→ What you will do
Skip every picture and transcribe the remaining material exactly.

→ Provided material
##########
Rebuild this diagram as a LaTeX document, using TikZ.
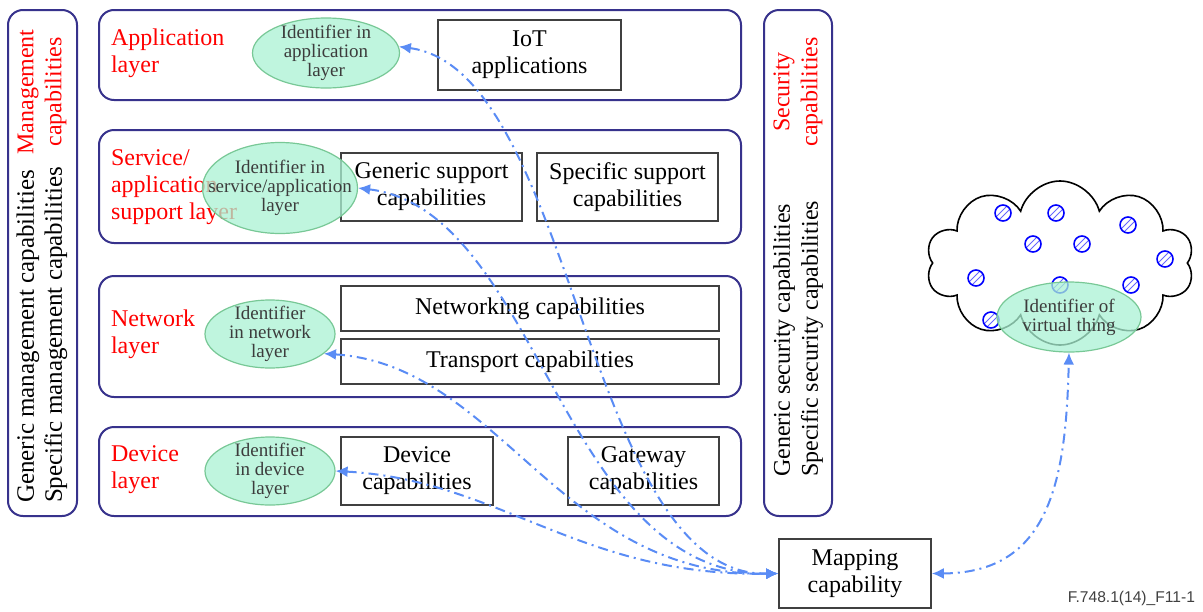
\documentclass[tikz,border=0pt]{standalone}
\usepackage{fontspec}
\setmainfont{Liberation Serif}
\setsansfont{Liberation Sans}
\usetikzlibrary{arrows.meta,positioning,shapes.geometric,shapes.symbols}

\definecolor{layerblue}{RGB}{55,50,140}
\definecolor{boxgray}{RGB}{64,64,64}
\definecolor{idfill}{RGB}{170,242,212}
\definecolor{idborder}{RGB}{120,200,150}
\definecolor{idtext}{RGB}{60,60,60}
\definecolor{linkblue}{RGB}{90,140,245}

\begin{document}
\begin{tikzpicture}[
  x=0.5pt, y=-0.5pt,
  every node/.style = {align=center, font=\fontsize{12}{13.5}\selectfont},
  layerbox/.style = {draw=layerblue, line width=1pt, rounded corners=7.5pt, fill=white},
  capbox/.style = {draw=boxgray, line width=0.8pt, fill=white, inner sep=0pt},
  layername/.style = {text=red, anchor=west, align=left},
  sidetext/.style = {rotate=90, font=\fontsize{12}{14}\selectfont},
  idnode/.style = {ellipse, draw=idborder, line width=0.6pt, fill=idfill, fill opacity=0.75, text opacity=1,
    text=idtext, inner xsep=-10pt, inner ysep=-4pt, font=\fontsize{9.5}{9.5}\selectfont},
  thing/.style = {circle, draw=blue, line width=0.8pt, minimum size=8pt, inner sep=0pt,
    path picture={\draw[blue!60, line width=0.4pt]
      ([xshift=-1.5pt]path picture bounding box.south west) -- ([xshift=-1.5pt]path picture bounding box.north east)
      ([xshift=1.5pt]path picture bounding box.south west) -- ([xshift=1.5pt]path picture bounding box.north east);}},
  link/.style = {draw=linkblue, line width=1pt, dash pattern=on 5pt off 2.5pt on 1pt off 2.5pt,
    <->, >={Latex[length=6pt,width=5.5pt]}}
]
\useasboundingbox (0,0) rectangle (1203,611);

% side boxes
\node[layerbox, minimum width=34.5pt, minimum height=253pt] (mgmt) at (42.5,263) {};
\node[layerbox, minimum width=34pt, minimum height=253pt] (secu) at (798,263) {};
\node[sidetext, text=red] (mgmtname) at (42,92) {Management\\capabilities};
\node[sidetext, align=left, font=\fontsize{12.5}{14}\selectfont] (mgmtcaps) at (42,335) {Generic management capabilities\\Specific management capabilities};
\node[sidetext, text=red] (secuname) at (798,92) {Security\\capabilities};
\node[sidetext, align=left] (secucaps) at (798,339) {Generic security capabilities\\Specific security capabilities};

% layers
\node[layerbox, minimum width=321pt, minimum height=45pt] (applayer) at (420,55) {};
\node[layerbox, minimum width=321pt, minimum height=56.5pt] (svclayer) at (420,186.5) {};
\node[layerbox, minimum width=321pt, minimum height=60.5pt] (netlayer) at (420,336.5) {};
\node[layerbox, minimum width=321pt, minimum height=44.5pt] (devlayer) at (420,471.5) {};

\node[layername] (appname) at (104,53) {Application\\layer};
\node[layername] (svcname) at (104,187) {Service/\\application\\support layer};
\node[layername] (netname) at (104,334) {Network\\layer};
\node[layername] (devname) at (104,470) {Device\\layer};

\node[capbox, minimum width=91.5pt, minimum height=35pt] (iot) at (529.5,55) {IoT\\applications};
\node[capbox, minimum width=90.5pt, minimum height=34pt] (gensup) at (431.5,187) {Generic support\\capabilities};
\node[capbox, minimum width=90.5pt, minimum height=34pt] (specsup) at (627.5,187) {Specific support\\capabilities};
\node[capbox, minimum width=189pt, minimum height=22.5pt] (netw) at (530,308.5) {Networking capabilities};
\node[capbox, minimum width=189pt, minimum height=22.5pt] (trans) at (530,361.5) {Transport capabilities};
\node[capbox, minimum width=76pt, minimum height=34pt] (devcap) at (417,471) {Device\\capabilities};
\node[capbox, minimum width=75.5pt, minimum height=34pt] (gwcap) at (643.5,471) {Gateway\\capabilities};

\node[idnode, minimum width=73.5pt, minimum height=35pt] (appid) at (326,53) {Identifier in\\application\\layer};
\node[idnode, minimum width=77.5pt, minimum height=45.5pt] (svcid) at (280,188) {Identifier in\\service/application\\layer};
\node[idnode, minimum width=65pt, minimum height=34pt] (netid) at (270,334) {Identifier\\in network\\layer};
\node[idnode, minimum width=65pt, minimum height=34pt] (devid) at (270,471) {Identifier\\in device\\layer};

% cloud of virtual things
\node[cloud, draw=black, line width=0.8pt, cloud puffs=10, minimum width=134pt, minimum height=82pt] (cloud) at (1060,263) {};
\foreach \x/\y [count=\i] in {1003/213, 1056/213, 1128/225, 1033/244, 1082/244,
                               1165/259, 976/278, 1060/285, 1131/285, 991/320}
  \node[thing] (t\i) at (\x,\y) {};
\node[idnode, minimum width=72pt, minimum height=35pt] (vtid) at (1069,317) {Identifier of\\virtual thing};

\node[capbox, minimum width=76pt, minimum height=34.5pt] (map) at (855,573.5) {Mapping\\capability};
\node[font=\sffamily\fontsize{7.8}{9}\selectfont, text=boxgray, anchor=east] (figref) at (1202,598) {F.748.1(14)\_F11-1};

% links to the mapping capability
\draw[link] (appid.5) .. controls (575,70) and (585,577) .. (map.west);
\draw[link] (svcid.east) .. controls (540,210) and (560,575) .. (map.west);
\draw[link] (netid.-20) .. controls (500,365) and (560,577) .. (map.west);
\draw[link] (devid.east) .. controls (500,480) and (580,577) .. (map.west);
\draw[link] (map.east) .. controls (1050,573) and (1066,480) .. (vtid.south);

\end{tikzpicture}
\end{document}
##########
→ Final result
Rebuild this diagram as a LaTeX document, using TikZ.
\documentclass[tikz,border=0pt]{standalone}
\usepackage{fontspec}
\setmainfont{Liberation Serif}
\setsansfont{Liberation Sans}
\usetikzlibrary{arrows.meta,positioning,shapes.geometric,shapes.symbols}

\definecolor{layerblue}{RGB}{55,50,140}
\definecolor{boxgray}{RGB}{64,64,64}
\definecolor{idfill}{RGB}{170,242,212}
\definecolor{idborder}{RGB}{120,200,150}
\definecolor{idtext}{RGB}{60,60,60}
\definecolor{linkblue}{RGB}{90,140,245}

\begin{document}
\begin{tikzpicture}[
  x=0.5pt, y=-0.5pt,
  every node/.style = {align=center, font=\fontsize{12}{13.5}\selectfont},
  layerbox/.style = {draw=layerblue, line width=1pt, rounded corners=7.5pt, fill=white},
  capbox/.style = {draw=boxgray, line width=0.8pt, fill=white, inner sep=0pt},
  layername/.style = {text=red, anchor=west, align=left},
  sidetext/.style = {rotate=90, font=\fontsize{12}{14}\selectfont},
  idnode/.style = {ellipse, draw=idborder, line width=0.6pt, fill=idfill, fill opacity=0.75, text opacity=1,
    text=idtext, inner xsep=-10pt, inner ysep=-4pt, font=\fontsize{9.5}{9.5}\selectfont},
  thing/.style = {circle, draw=blue, line width=0.8pt, minimum size=8pt, inner sep=0pt,
    path picture={\draw[blue!60, line width=0.4pt]
      ([xshift=-1.5pt]path picture bounding box.south west) -- ([xshift=-1.5pt]path picture bounding box.north east)
      ([xshift=1.5pt]path picture bounding box.south west) -- ([xshift=1.5pt]path picture bounding box.north east);}},
  link/.style = {draw=linkblue, line width=1pt, dash pattern=on 5pt off 2.5pt on 1pt off 2.5pt,
    <->, >={Latex[length=6pt,width=5.5pt]}}
]
\useasboundingbox (0,0) rectangle (1203,611);

% side boxes
\node[layerbox, minimum width=34.5pt, minimum height=253pt] (mgmt) at (42.5,263) {};
\node[layerbox, minimum width=34pt, minimum height=253pt] (secu) at (798,263) {};
\node[sidetext, text=red] (mgmtname) at (42,92) {Management\\capabilities};
\node[sidetext, align=left, font=\fontsize{12.5}{14}\selectfont] (mgmtcaps) at (42,335) {Generic management capabilities\\Specific management capabilities};
\node[sidetext, text=red] (secuname) at (798,92) {Security\\capabilities};
\node[sidetext, align=left] (secucaps) at (798,339) {Generic security capabilities\\Specific security capabilities};

% layers
\node[layerbox, minimum width=321pt, minimum height=45pt] (applayer) at (420,55) {};
\node[layerbox, minimum width=321pt, minimum height=56.5pt] (svclayer) at (420,186.5) {};
\node[layerbox, minimum width=321pt, minimum height=60.5pt] (netlayer) at (420,336.5) {};
\node[layerbox, minimum width=321pt, minimum height=44.5pt] (devlayer) at (420,471.5) {};

\node[layername] (appname) at (104,53) {Application\\layer};
\node[layername] (svcname) at (104,187) {Service/\\application\\support layer};
\node[layername] (netname) at (104,334) {Network\\layer};
\node[layername] (devname) at (104,470) {Device\\layer};

\node[capbox, minimum width=91.5pt, minimum height=35pt] (iot) at (529.5,55) {IoT\\applications};
\node[capbox, minimum width=90.5pt, minimum height=34pt] (gensup) at (431.5,187) {Generic support\\capabilities};
\node[capbox, minimum width=90.5pt, minimum height=34pt] (specsup) at (627.5,187) {Specific support\\capabilities};
\node[capbox, minimum width=189pt, minimum height=22.5pt] (netw) at (530,308.5) {Networking capabilities};
\node[capbox, minimum width=189pt, minimum height=22.5pt] (trans) at (530,361.5) {Transport capabilities};
\node[capbox, minimum width=76pt, minimum height=34pt] (devcap) at (417,471) {Device\\capabilities};
\node[capbox, minimum width=75.5pt, minimum height=34pt] (gwcap) at (643.5,471) {Gateway\\capabilities};

\node[idnode, minimum width=73.5pt, minimum height=35pt] (appid) at (326,53) {Identifier in\\application\\layer};
\node[idnode, minimum width=77.5pt, minimum height=45.5pt] (svcid) at (280,188) {Identifier in\\service/application\\layer};
\node[idnode, minimum width=65pt, minimum height=34pt] (netid) at (270,334) {Identifier\\in network\\layer};
\node[idnode, minimum width=65pt, minimum height=34pt] (devid) at (270,471) {Identifier\\in device\\layer};

% cloud of virtual things
\node[cloud, draw=black, line width=0.8pt, cloud puffs=10, minimum width=134pt, minimum height=82pt] (cloud) at (1060,263) {};
\foreach \x/\y [count=\i] in {1003/213, 1056/213, 1128/225, 1033/244, 1082/244,
                               1165/259, 976/278, 1060/285, 1131/285, 991/320}
  \node[thing] (t\i) at (\x,\y) {};
\node[idnode, minimum width=72pt, minimum height=35pt] (vtid) at (1069,317) {Identifier of\\virtual thing};

\node[capbox, minimum width=76pt, minimum height=34.5pt] (map) at (855,573.5) {Mapping\\capability};
\node[font=\sffamily\fontsize{7.8}{9}\selectfont, text=boxgray, anchor=east] (figref) at (1202,598) {F.748.1(14)\_F11-1};

% links to the mapping capability
\draw[link] (appid.5) .. controls (575,70) and (585,577) .. (map.west);
\draw[link] (svcid.east) .. controls (540,210) and (560,575) .. (map.west);
\draw[link] (netid.-20) .. controls (500,365) and (560,577) .. (map.west);
\draw[link] (devid.east) .. controls (500,480) and (580,577) .. (map.west);
\draw[link] (map.east) .. controls (1050,573) and (1066,480) .. (vtid.south);

\end{tikzpicture}
\end{document}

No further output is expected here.